Whatever your reasons, there are likely plenty of comparable boats that would satisfy your purposes (that are not Sabre 34s). Offer what you believe you would have to pay to satisfy your boating needs.
Deciding on a Sabre complicates the process, because you will be paying for something beyond any real practical value for many sailors, for some element of owner satisfaction. Sabres are well-made, quality boats which display considerable craftsmanship, particularly in the interior. Racers describe these kinds of boats derogatorily as "furniture boats". Ultimately, this build quality and craftsmanship have little or nothing to do with getting from point A to point B, seaworthiness, cruising ability, sailing enjoyment, or sailing ability. To use a car analogy, you will be buying a Mercedes or a BMW, not a Toyota or a Honda, or even a Lexus or an Infiniti.
If you want a good value or a practical boat, there are any number of less expensive boats that will function just as well as a Sabre 34.
I don't begrudge anyone who wants to pay extra for the satisfaction of greater quality. If it satisfies your emotional needs, more power to you. Just understand why you are buying a particular type of boat and the costs that you pay for to satisfy that need.

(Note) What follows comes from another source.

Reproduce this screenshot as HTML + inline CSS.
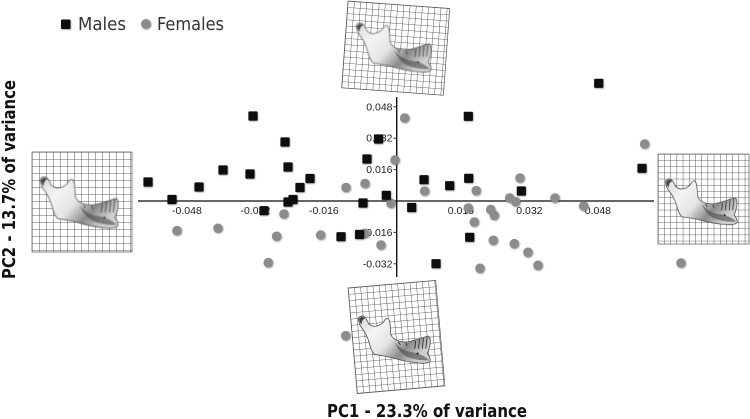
<!DOCTYPE html>
<html lang="en">
<head>
<meta charset="utf-8">
<title>PCA scatter of mandible shape</title>
<style>
html,body{margin:0;padding:0;background:#fff;}
#chart{display:block;width:750px;height:419px;}
</style>
</head>
<body>
<svg id="chart" xmlns="http://www.w3.org/2000/svg" width="750" height="419" viewBox="0 0 750 419">
  <defs>
    <filter id="soft" x="-40%" y="-40%" width="200%" height="200%">
      <feDropShadow dx="0.6" dy="0.8" stdDeviation="0.8" flood-color="#000" flood-opacity="0.4"/>
    </filter>
    <filter id="blur" x="-5%" y="-5%" width="110%" height="110%"><feGaussianBlur stdDeviation="0.4"/></filter>
    <pattern id="grid6" width="6.2" height="6.2" patternUnits="userSpaceOnUse">
      <path d="M6.2 0H0V6.2" fill="none" stroke="#333" stroke-width="0.8"/>
    </pattern>
    <pattern id="grid7" width="7" height="7" patternUnits="userSpaceOnUse">
      <path d="M7 0H0V7" fill="none" stroke="#333" stroke-width="0.8"/>
    </pattern>
    <linearGradient id="bone" x1="0" y1="0" x2="1" y2="0.6">
      <stop offset="0" stop-color="#d8d8d8"/>
      <stop offset="0.3" stop-color="#f4f4f4"/>
      <stop offset="0.55" stop-color="#e4e4e4"/>
      <stop offset="0.78" stop-color="#8a8a8a"/>
      <stop offset="1" stop-color="#d0d0d0"/>
    </linearGradient>
    <g id="jaw" filter="url(#blur)">
      <path d="M16.5 25 Q20 21 24 25 L27 31 Q31 35 37 33 Q42 31 44 27 Q47 23 49 29 Q50 36 50 42 Q52 47 58 49 Q65 51 72 49 Q80 47 88 44 Q92 43 91 52 Q90 58 88 62 Q92 67 91 70 Q88 73 80 72 Q66 71 50 66 Q40 64 33 63 Q29 58 28 52 Q25 42 21 37 Q16 31 16.5 25Z" fill="url(#bone)" stroke="#444" stroke-width="0.8"/>
      <path d="M17 26 Q20 22 23.500 25.500 Q20 26 19.500 32 Q17 29 17 26Z" fill="#444"/>
      <path d="M76 49 L75 57 M80 47.500 L79 57 M84 46 L83 57 M88 45 L86.500 57 M58 50 L60 53 M66 51 L67 54" stroke="#222" stroke-width="0.9" fill="none"/>
      <path d="M54 50 Q62 60 74 61 Q84 63 90 69 Q78 70 66 65 Q58 60 54 50Z" fill="#4a4a4a" opacity="0.6"/>
      <circle cx="78" cy="62" r="1" fill="#111"/>
    </g>
  </defs>

  <g id="thumbs">
    <g>
      <g transform="translate(348,1) rotate(4.2)">
        <rect width="102" height="87" fill="#fff"/>
        <rect width="102" height="87" fill="url(#grid6)" stroke="#555" stroke-width="0.7"/>
      </g>
      <use href="#jaw" transform="translate(340,0)"/>
    </g>
    <g>
      <g transform="translate(32,152)">
        <rect width="100" height="100" fill="#fff"/>
        <rect width="100" height="100" fill="url(#grid7)" stroke="#555" stroke-width="0.7"/>
      </g>
      <use href="#jaw" transform="translate(42,178) scale(1.04) translate(-18,-24)"/>
    </g>
    <g>
      <g transform="translate(658,154)">
        <rect width="91" height="90" fill="#fff"/>
        <rect width="91" height="90" fill="url(#grid6)" stroke="#555" stroke-width="0.7"/>
      </g>
      <use href="#jaw" transform="translate(667,180) rotate(-1) scale(.95) translate(-18,-24)"/>
    </g>
    <g>
      <g transform="translate(348,288) rotate(-5)">
        <rect width="88" height="106" fill="#fff"/>
        <rect width="88" height="106" fill="url(#grid6)" stroke="#555" stroke-width="0.7"/>
      </g>
      <use href="#jaw" transform="translate(360,317) scale(.96) translate(-18,-24)"/>
    </g>
  </g>

  <g id="labels" font-family="'Liberation Sans', sans-serif" font-size="10.500" fill="#222"></g>

  <line x1="138" y1="201" x2="654" y2="201" stroke="#333" stroke-width="1.5"/>
  <line x1="396.7" y1="97" x2="396.7" y2="277" stroke="#111" stroke-width="1.4"/>

  <g id="ticks"></g>
  <g id="marks"></g>

  <g font-family="'DejaVu Sans', sans-serif" font-size="18" fill="#333">
    <rect x="61" y="19.500" width="9.500" height="9.500" rx="1" fill="#111" filter="url(#soft)"/>
    <text x="78" y="30" textLength="48" lengthAdjust="spacingAndGlyphs">Males</text>
    <circle cx="146" cy="24" r="5" fill="#8c8c8c" filter="url(#soft)"/>
    <text x="157" y="30" textLength="67" lengthAdjust="spacingAndGlyphs">Females</text>
  </g>

  <text x="327" y="417" font-family="'DejaVu Sans', sans-serif" font-weight="700" font-size="17.500" fill="#111" textLength="200" lengthAdjust="spacingAndGlyphs">PC1 - 23.3% of variance</text>
  <text transform="translate(15,279) rotate(-90)" font-family="'DejaVu Sans', sans-serif" font-weight="700" font-size="17.500" fill="#111" textLength="199" lengthAdjust="spacingAndGlyphs">PC2 - 13.7% of variance</text>
</svg>

<script>
var xTicks = [-0.048, -0.032, -0.016, 0.016, 0.032, 0.048];
var yTicks = [0.048, 0.032, 0.016, -0.016, -0.032];
var maleX = [-0.05809, -0.05249, -0.04618, -0.04057, -0.03427, -0.03357, -0.02609, -0.02539, -0.02539, -0.02422, -0.02259, -0.02025, -0.00787, -0.00694, -0.00425, -0.03100, -0.01301, -0.00869, -0.00243, 0.00350, 0.00638, 0.01238, 0.01673, 0.01682, 0.02911, 0.04719, 0.05730, 0.01705, 0.00918];
var maleY = [0.00968, 0.00076, 0.00714, 0.01580, 0.01376, 0.04332, 0.03007, 0.01733, -0.00051, 0.00076, 0.00688, 0.01147, -0.00102, 0.02141, 0.03160, -0.00494, -0.01820, -0.01707, 0.00291, -0.00331, 0.01086, 0.00780, 0.04317, 0.01157, 0.00510, 0.05999, 0.01667, -0.01850, -0.03196];
var femaleX = [-0.01184, -0.00740, 0.00187, -0.00040, -0.00133, 0.00654, 0.01859, 0.02880, 0.02640, 0.02780, 0.03698, 0.04368, 0.05793, 0.01673, 0.02196, 0.02280, 0.01813, 0.02256, 0.02747, 0.03067, 0.03301, 0.01946, -0.00367, 0.06641, -0.05132, -0.04174, -0.02803, -0.01775, -0.00740, -0.02999, -0.02633, -0.01191];
var femaleY = [0.00688, 0.00892, 0.04230, 0.02090, -0.00117, 0.00510, 0.00525, 0.01172, 0.00153, -0.00036, 0.00153, -0.00255, 0.02905, -0.00357, -0.00433, -0.00729, -0.01070, -0.02003, -0.02176, -0.02615, -0.03277, -0.03430, -0.02243, -0.03160, -0.01514, -0.01391, -0.01799, -0.01733, -0.01646, -0.03145, -0.00663, -0.06865];

var NS = 'http://www.w3.org/2000/svg';
function xScale(v) { return 396.7 + v * 4281; }
function yScale(v) { return 201 - v * 1962; }
function make(tag, attrs, parent) {
  var el = document.createElementNS(NS, tag);
  for (var k in attrs) { el.setAttribute(k, attrs[k]); }
  parent.appendChild(el);
  return el;
}

var labels = document.getElementById('labels');
var ticks = document.getElementById('ticks');
var marks = document.getElementById('marks');

xTicks.forEach(function (v) {
  var t = make('text', { x: xScale(v) - 4.3, y: 214, 'text-anchor': 'middle' }, labels);
  
  
  t.textContent = v.toFixed(3);
});
yTicks.forEach(function (v) {
  var t = make('text', { x: 392.5, y: yScale(v) + 3.5, 'text-anchor': 'end' }, labels);
  
  
  t.textContent = v.toFixed(3);
  var l = make('line', { x1: 393.5, x2: 396.7, y1: yScale(v), y2: yScale(v), stroke: '#333', 'stroke-width': 1 }, ticks);
  
  
});
femaleX.forEach(function (v, i) {
  var c = make('circle', { cx: xScale(v), cy: yScale(femaleY[i]), r: 4.8, fill: '#8c8c8c', filter: 'url(#soft)' }, marks);
  
  
});
maleX.forEach(function (v, i) {
  var r = make('rect', { x: xScale(v) - 4.6, y: yScale(maleY[i]) - 4.6, width: 9.2, height: 9.2, rx: 1, fill: '#111', filter: 'url(#soft)' }, marks);
  
  
});
</script>
</body>
</html>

I agree with making your offer more attractive by showing your ability to close the sale. Offer to provide the bank statement showing liquid funds in your account, or your loan pre-approval if you will be financing the purchase. Expect information from the seller about what you are purchasing.
As James said Sabres are quality build boats. That's why the 84 Sabre you are looking at has a higher resale value. not because its a furniture build boat. The 34 Sabre is also a good handling well balanced sailing boat. The accompaniments of having a great fit and finish inside make it a sought after brand. In addition it standard comes with oversized equipment and quality winches. The build quality is also why this boat has retained more of its % value than say a comparable year hunter/ bene. You tend to find more of the Sabres around % to the number built than many other boat models, again going back to the quality of build. Yes both sail, but some sail better,
. If you are using it for racing there is no value in the beautiful joinery, but your not so the joinery adds to the "feel" of the boat as a second place to be which is important to you. With Sabres you get the best of both worlds. A quick good sailing well designed boat with a superior wood finish inside.
As you look at making an offer as others have said there is no standard bid. In looking at the Waukeegan boat if that's the one I would say it looks in good condition from the pictures. It also doesn't have a lot of extra equipment on her. The way the sails are described ill bet the are original. The engine has very low hours for a 39 year old boat. If she has been kept on the Lakes her entire life it means she has been sailed and exposed lightly.
In negotiating first determine the price you will not go above in the end. What's its worth in the market and to you. This boat is listed at 49, way above its worth in the current market. Looking at comps I would say its 39-40is high end. Personally I would start at 32 and not go above 37. If there is apparently issues with the chain plates and have them fixed as a condition of sale or further reduction in price.
As James said don't get fixated. I would also continue looking and develop other potential boats so you don't feel pressured to not walk away.